The Bartending Basics You Need to Know
- “It comes down to fresh ingredients, knowing all your ingredients,” Kosevich says. “The biggest thing is that if you go to a bar and they’re not squeezing juice fresh every day, that generally gives you a sign that they’re probably making cocktails in more of a conventional way…like the ‘90s or early 2000s.”
- “I think when you walk into 90 percent of bars and restaurants in North America today, the odds that the people behind the bar can speak about every bottle they have is probably really low,” he says. “Having an educated bar staff is a really big thing that can separate programs.”
- “The restaurant world is very competitive, and at this point in 2018, you can’t really open a restaurant without having a beverage plan,” Kosevich says. “It doesn’t have to be the hoity-toity vest-and-tie cocktail program, but you have to have an agenda.”
- “The longer you can keep a staff together, the better it’s going to be, and the more creativity is going to come out if it. You entice people by that continued learning,” he says, noting that the Bittercube program divvies up a long spirits list and has each bartender write a paragraph about five or six. “We’re never done learning. We can always be better and faster and smarter.”
- “Constantly tasting spirits, constantly working on new ideas–those are the things that I think are really important for that continued growth,” he says.
- “Practice consistency,” Kosevich says. “Every drink is jiggered every single time. That’s not for cost, or saving cost. It’s for consistency. Cocktail-making is more like baking than it is like cooking. You can’t just wing how much baking soda you’re going to put in something when you’re baking. It’s got to be that precise. That’s how cocktails are, as well. Everybody has to use the same tools and taste every drink before it goes to a guest.”
Once bartenders master the basics, they can move on to more creative pursuits. Kosevich offers his insights into the latest trends on the scene.
Bartending Trends on the Rise
- “Playfulness is a really important one, tops right now. Nostalgia. I want cocktails that are time-traveling. I want drinks that kind of make you feel something, not just taste something,” Kosevich says, noting a program that serves drinks in terra cotta pots with edible dirt and baby carrots. “I want the drinks to be an experience. … We still want to do high quality classic cocktails, but I think that right now, the thing that’s setting people apart is the question of, Can people take photos of the drinks and put them on Instagram? A Manhattan isn’t going to do that, so what can we do to elevate them? We’re really focused on visual a lot right now.”
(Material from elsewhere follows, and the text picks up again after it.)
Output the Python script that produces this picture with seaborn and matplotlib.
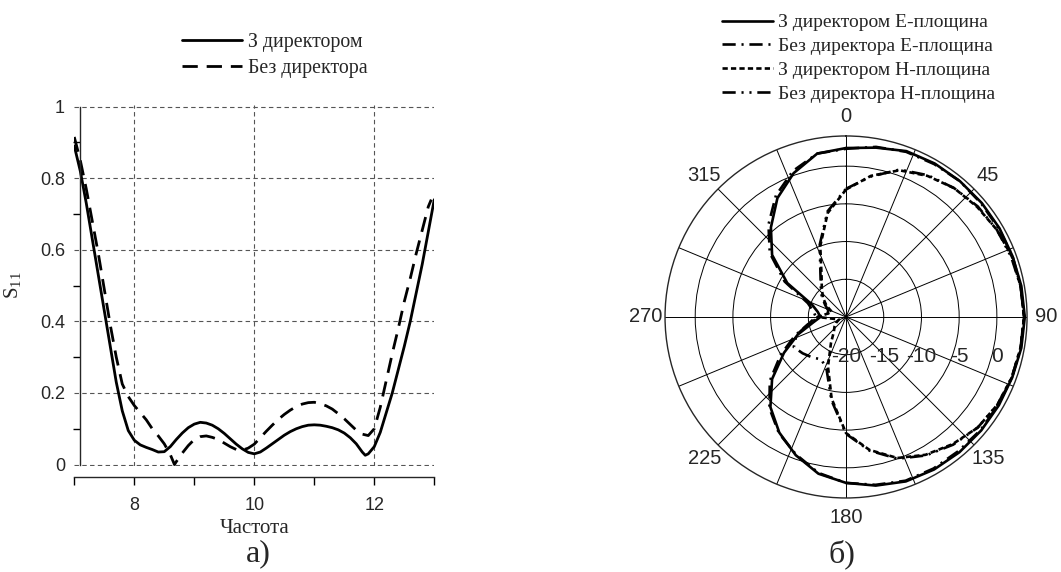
import numpy as np
import pandas as pd
import matplotlib
matplotlib.use("Agg")
import matplotlib.pyplot as plt
from matplotlib import transforms
import seaborn as sns

# ---------------- data: S11 vs frequency ----------------
freq_with = [7.0, 7.1, 7.2, 7.3, 7.4, 7.5, 7.6, 7.7, 7.8, 7.9,
             8.0, 8.1, 8.2, 8.3, 8.4, 8.5, 8.6, 8.7, 8.8, 8.9,
             9.0, 9.1, 9.2, 9.3, 9.4, 9.5, 9.6, 9.7, 9.8, 9.9,
             10.0, 10.1, 10.2, 10.3, 10.4, 10.5, 10.6, 10.7, 10.8, 10.9,
             11.0, 11.1, 11.2, 11.3, 11.4, 11.5, 11.6, 11.7, 11.8, 11.85,
             11.9, 12.0, 12.1, 12.2, 12.3, 12.4, 12.5, 12.6, 12.7, 12.8, 12.9, 13.0]
s11_with = [0.89, 0.82, 0.73, 0.63, 0.53, 0.43, 0.33, 0.23, 0.15, 0.095,
            0.068, 0.055, 0.048, 0.042, 0.035, 0.036, 0.05, 0.07, 0.088, 0.103,
            0.113, 0.118, 0.116, 0.110, 0.100, 0.087, 0.072, 0.057, 0.044, 0.034,
            0.030, 0.035, 0.046, 0.058, 0.070, 0.082, 0.092, 0.100, 0.106, 0.110,
            0.111, 0.110, 0.107, 0.103, 0.097, 0.088, 0.075, 0.058, 0.035, 0.026,
            0.030, 0.05, 0.09, 0.145, 0.20, 0.265, 0.33, 0.40, 0.48, 0.56, 0.65, 0.74]

freq_without = [7.0, 7.1, 7.2, 7.3, 7.4, 7.5, 7.6, 7.7, 7.8, 7.9,
                8.0, 8.1, 8.2, 8.3, 8.4, 8.5, 8.6, 8.67, 8.7, 8.8, 8.9,
                9.0, 9.1, 9.2, 9.3, 9.4, 9.5, 9.6, 9.7, 9.8, 9.9,
                10.0, 10.1, 10.2, 10.3, 10.4, 10.5, 10.6, 10.7, 10.8, 10.9,
                11.0, 11.1, 11.2, 11.3, 11.4, 11.5, 11.6, 11.7, 11.8, 11.9,
                12.0, 12.1, 12.2, 12.3, 12.4, 12.5, 12.6, 12.7, 12.8, 12.9, 12.95]
s11_without = [0.915, 0.85, 0.77, 0.68, 0.59, 0.49, 0.39, 0.30, 0.225, 0.19,
               0.165, 0.145, 0.125, 0.10, 0.08, 0.058, 0.028, 0.0, 0.008, 0.032, 0.053,
               0.070, 0.078, 0.080, 0.076, 0.070, 0.060, 0.050, 0.042, 0.040, 0.046,
               0.057, 0.075, 0.093, 0.110, 0.126, 0.140, 0.152, 0.162, 0.169, 0.173,
               0.174, 0.170, 0.164, 0.155, 0.142, 0.128, 0.112, 0.096, 0.085, 0.081,
               0.10, 0.16, 0.235, 0.31, 0.38, 0.455, 0.52, 0.59, 0.655, 0.72, 0.74]

x_ticks = [8, 10, 12]
y_ticks = [0, 0.2, 0.4, 0.6, 0.8, 1]
y_ticklabels = ["0", "0.2", "0.4", "0.6", "0.8", "1"]
legend_left = ["З директором", "Без директора"]

# ---------------- data: radiation patterns (dB) ----------------
angles_deg = list(range(0, 361, 10))
e_with = [2.4, 2.8, 3.4, 3.5, 3.5, 3.5, 3.5, 3.5, 3.6, 3.7,
          3.6, 3.45, 3.4, 3.4, 3.4, 3.35, 3.2, 2.7, 2.0, 1.1,
          -0.5, -2.3, -4.4, -7.2, -10.5, -13.2, -15.5, -16.6, -16.2, -15.2,
          -11.0, -7.2, -4.5, -1.8, 0.3, 2.0, 2.4]
e_without = [2.3, 2.9, 3.3, 3.4, 3.5, 3.4, 3.4, 3.5, 3.5, 3.6,
             3.5, 3.4, 3.3, 3.3, 3.2, 3.2, 3.1, 2.6, 2.0, 1.0,
             -0.6, -2.2, -4.2, -6.8, -10.0, -12.8, -15.0, -16.0, -15.6, -14.6,
             -10.6, -6.8, -4.0, -1.4, 0.6, 2.0, 2.3]
h_with = [-3.1, -1.0, 0.7, 1.6, 2.3, 2.7, 3.1, 3.4, 3.5, 3.6,
          3.5, 3.4, 3.2, 2.8, 2.0, 1.1, -0.1, -2.1, -4.6, -9.0,
          -13.0, -16.0, -17.5, -18.0, -18.5, -19.0, -18.5, -16.2, -17.5, -18.0,
          -17.0, -16.0, -15.0, -13.5, -10.0, -6.0, -3.1]
h_without = [-3.0, -1.1, 0.8, 1.7, 2.3, 2.8, 3.1, 3.3, 3.5, 3.6,
             3.5, 3.4, 3.2, 2.8, 2.1, 1.2, 0.0, -2.0, -4.5, -8.8,
             -12.5, -13.5, -13.0, -12.5, -12.0, -13.0, -15.0, -16.5, -17.5, -17.5,
             -16.8, -15.8, -14.8, -13.2, -9.8, -5.8, -3.0]
r_ticks = [-20, -15, -10, -5, 0]
theta_labels = ["0", "45", "90", "135", "180", "225", "270", "315"]
legend_right = ["З директором Е-площина", "Без директора Е-площина",
                "З директором Н-площина", "Без директора Н-площина"]

# ---------------- style ----------------
sns.set_theme(style="white")
plt.rcParams["font.family"] = ["Liberation Sans", "DejaVu Sans"]
plt.rcParams["axes.linewidth"] = 1.0
SERIF = ["Liberation Serif", "DejaVu Serif"]

fig = plt.figure(figsize=(10.61, 5.72), dpi=100)
fig.patch.set_facecolor("white")

# ---------------- left: S11 ----------------
ax = fig.add_axes([0.070, 0.1853, 0.3393, 0.631])
df_w = pd.DataFrame({"f": freq_with, "s": s11_with})
df_wo = pd.DataFrame({"f": freq_without, "s": s11_without})
sns.lineplot(data=df_w, x="f", y="s", ax=ax, color="black", lw=2.0,
             sort=False, estimator=None, label=legend_left[0])
sns.lineplot(data=df_wo, x="f", y="s", ax=ax, color="black", lw=2.0,
             sort=False, estimator=None, label=legend_left[1])
ax.lines[1].set_dashes((5.5, 3.2))

ax.set_xlim(7, 13)
ax.set_ylim(-0.004, 1.004)
for s in ["top", "right"]:
    ax.spines[s].set_visible(False)
ax.spines["left"].set_position(("data", 7.1))
ax.spines["left"].set_bounds(0, 1)
ax.spines["bottom"].set_position(("outward", 8))
ax.spines["bottom"].set_bounds(7, 13)
ax.set_xticks(x_ticks)
ax.set_xticks([7, 9, 11, 13], minor=True)
ax.set_yticks(y_ticks)
ax.set_yticklabels(y_ticklabels)
ax.set_yticks([0.1, 0.3, 0.5, 0.7, 0.9], minor=True)
ax.tick_params(axis="both", which="both", direction="out", color="black", labelsize=13)
ax.tick_params(axis="y", which="major", length=8, width=1, pad=3)
ax.tick_params(axis="y", which="minor", length=5, width=1, left=True)
ax.tick_params(axis="x", which="both", length=6, width=1, bottom=True, pad=8)
ax.grid(True, which="major", color="#555555", lw=0.8, ls=(0, (4, 3)))
ax.set_xlabel("Частота", family=SERIF, fontsize=15, labelpad=4)
ax.set_ylabel(r"$\mathregular{S_{11}}$", family=SERIF, fontsize=15, labelpad=12)
ax.legend(loc="upper left", bbox_to_anchor=(0.1715, 0.943), bbox_transform=fig.transFigure,
          frameon=False, prop={"family": SERIF, "size": 14.3}, handlelength=3.0,
          handletextpad=0.3, labelspacing=0.38, borderpad=0, borderaxespad=0)

# ---------------- right: polar ----------------
pax = fig.add_axes([0.6268, 0.1294, 0.3412, 0.6329], projection="polar")
pax.set_theta_zero_location("N")
pax.set_theta_direction(-1)
th = np.deg2rad(angles_deg)
styles = [None, (5, 2.2, 0.8, 2.2), (2.0, 1.2), (5, 2.2, 0.8, 2.2, 0.8, 2.2)]
for vals, lab, dsh in zip([e_with, e_without, h_with, h_without], legend_right, styles):
    sns.lineplot(x=th, y=vals, ax=pax, color="black", lw=1.9, sort=False,
                 estimator=None, label=lab)
    if dsh is not None:
        pax.lines[-1].set_dashes(dsh)
pax.set_xlabel("")
pax.set_ylabel("")
pax.set_rlim(-20, 4)
pax.set_rgrids(r_ticks[1:], labels=[""] * 4)
grid_angles = np.arange(0, 360, 22.5)
pax.set_thetagrids(grid_angles, labels=[theta_labels[int(a // 45)] if a % 45 == 0 else ""
                                        for a in grid_angles], fontsize=14.5)
pax.tick_params(axis="x", pad=1)
pax.grid(True, color="black", lw=0.7, ls="-")
pax.spines["polar"].set_linewidth(1.0)
pax.set_facecolor("white")
off = transforms.offset_copy(pax.transData, fig=fig, x=0, y=-40, units="dots")
for r in r_ticks:
    pax.text(np.pi / 2, r, str(r), transform=off, ha="center", va="center", fontsize=15)
pax.legend(loc="upper left", bbox_to_anchor=(0.6805, 0.976), bbox_transform=fig.transFigure,
           frameon=False, prop={"family": SERIF, "size": 14}, handlelength=2.6,
           handletextpad=0.3, labelspacing=0.32, borderpad=0, borderaxespad=0)

fig.text(258 / 1061, 1 - 554 / 572, "а)", family=SERIF, fontsize=23, ha="center", va="center")
fig.text(842 / 1061, 1 - 554 / 572, "б)", family=SERIF, fontsize=23, ha="center", va="center")

fig.savefig("out.png", dpi=100, facecolor="white")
- “Efficiency. … A lot of people are tapping cocktails,” he says, noting that Bittercube’s On the Fly Elixirs are shipped across the U.S. to make it easier for restaurants to get on board. “You can’t use fresh juice in a drink you’re going to batch 100 of and put in a keg. The acid will fall apart, the drink will change over time. We make these all-natural elixirs that have the acidy and sugar needed for a cocktail, and then you just add spirits, water, bitters, whatever, to dilute it, and then you have 100 drinks that’ll go in a keg. … We really want things that are super efficient, super delicious and super vibrant.”
The Future of Bartending
“Sometimes there are these negative connotations of craft cocktail bartenders, like they’re kind of arrogant,” Kosevich says. “We try to keep that away by really talking to them about the history of cocktails.”
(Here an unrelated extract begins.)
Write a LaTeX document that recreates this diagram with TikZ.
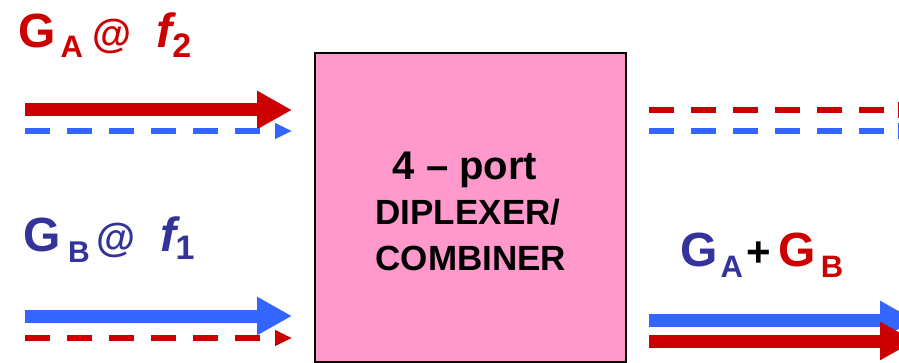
\documentclass[tikz,border=0pt]{standalone}
\usepackage{fontspec}
\setmainfont{Liberation Sans}
\usetikzlibrary{arrows.meta}
\definecolor{cred}{HTML}{CC0000}
\definecolor{cblue}{HTML}{3366FF}
\definecolor{cnavy}{HTML}{333399}
\definecolor{cpink}{HTML}{FF99CC}
\newcommand{\fs}[1]{\fontsize{#1}{#1}\selectfont}
\begin{document}
\begin{tikzpicture}[x=1pt,y=-1pt,
  fatarrow/.style={line width=13pt,-{Triangle[length=35pt,width=36pt]}},
  dasharrow/.style={line width=6pt,dash pattern=on 25pt off 17pt,-{Triangle[length=17pt,width=15pt]}},
  lbl/.style={inner sep=0pt,anchor=base west,font=\bfseries},
  boxtxt/.style={inner sep=0pt,anchor=base,font=\bfseries,text=black}]
\clip (0,0) rectangle (899,363);
\fill[white] (0,0) rectangle (899,363);
% block
\node[draw=black,line width=1.5pt,fill=cpink,minimum width=311pt,minimum height=309pt,inner sep=0pt] (box) at (470.5,207.5) {};
\node[boxtxt] (t1) at (465,180) {\fs{40}4 -- port};
\node[boxtxt] (t2) at (468,225) {\fs{35}DIPLEXER/};
\node[boxtxt] (t3) at (471,270) {\fs{35}COMBINER};
% arrow end points
\coordinate (a1s) at (25,110);  \coordinate (a1e) at (292,110);
\coordinate (b1s) at (25,131);  \coordinate (b1e) at (292,131);
\coordinate (a2s) at (25,316);  \coordinate (a2e) at (292,316);
\coordinate (b2s) at (25,338);  \coordinate (b2e) at (292,338);
\coordinate (r1s) at (649,110); \coordinate (r1e) at (915,110);
\coordinate (r2s) at (649,131); \coordinate (r2e) at (915,131);
\coordinate (r3s) at (649,320); \coordinate (r3e) at (915,320);
\coordinate (r4s) at (649,341); \coordinate (r4e) at (915,341);
% inputs
\draw[fatarrow,cred] (a1s) -- (a1e);
\draw[dasharrow,cblue] (b1s) -- (b1e);
\draw[fatarrow,cblue] (a2s) -- (a2e);
\draw[dasharrow,cred] (b2s) -- (b2e);
% outputs
\draw[dasharrow,cred] (r1s) -- (r1e);
\draw[dasharrow,cblue] (r2s) -- (r2e);
\draw[fatarrow,cblue] (r3s) -- (r3e);
\draw[fatarrow,cred] (r4s) -- (r4e);
% labels
\node[lbl,text=cred] (la) at (18,48) {{\fs{48}G}\hspace{5pt}\raisebox{-10pt}{\fs{31}A}\hspace{9.5pt}{\fs{40}@}\hspace{25pt}{\fs{48}\itshape f}\hspace{0pt}\raisebox{-10pt}{\fs{34}2}};
\node[lbl,text=cnavy] (lb) at (23,252) {{\fs{48}G}\hspace{7.5pt}\raisebox{-11pt}{\fs{30}B}\hspace{7pt}{\fs{40}@}\hspace{25pt}{\fs{48}\itshape f}\hspace{-1pt}\raisebox{-8pt}{\fs{34}1}};
\node[lbl] (lc) at (680,266) {{\fs{48}\color{cnavy}G}\hspace{3pt}\raisebox{-11pt}{\fs{31}\color{cnavy}A}\hspace{4pt}{\fs{42}+}\hspace{7.5pt}{\fs{48}\color{cred}G}\hspace{4.5pt}\raisebox{-11pt}{\fs{31}\color{cred}B}};
\end{tikzpicture}
\end{document}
After all, no bartender really owns any one concoction, he notes.
“If I make lavender syrup, I put it with gin and lime and call it Lavender Sky, I’m not doing anything other than making a gimlet with a little bit of lavender in it, and that drink’s 104 years old,” Kosevich says. “Having that kind of concept, I think, is the way to keep the ego away, keep that education forward, respect the past, and look to the future.”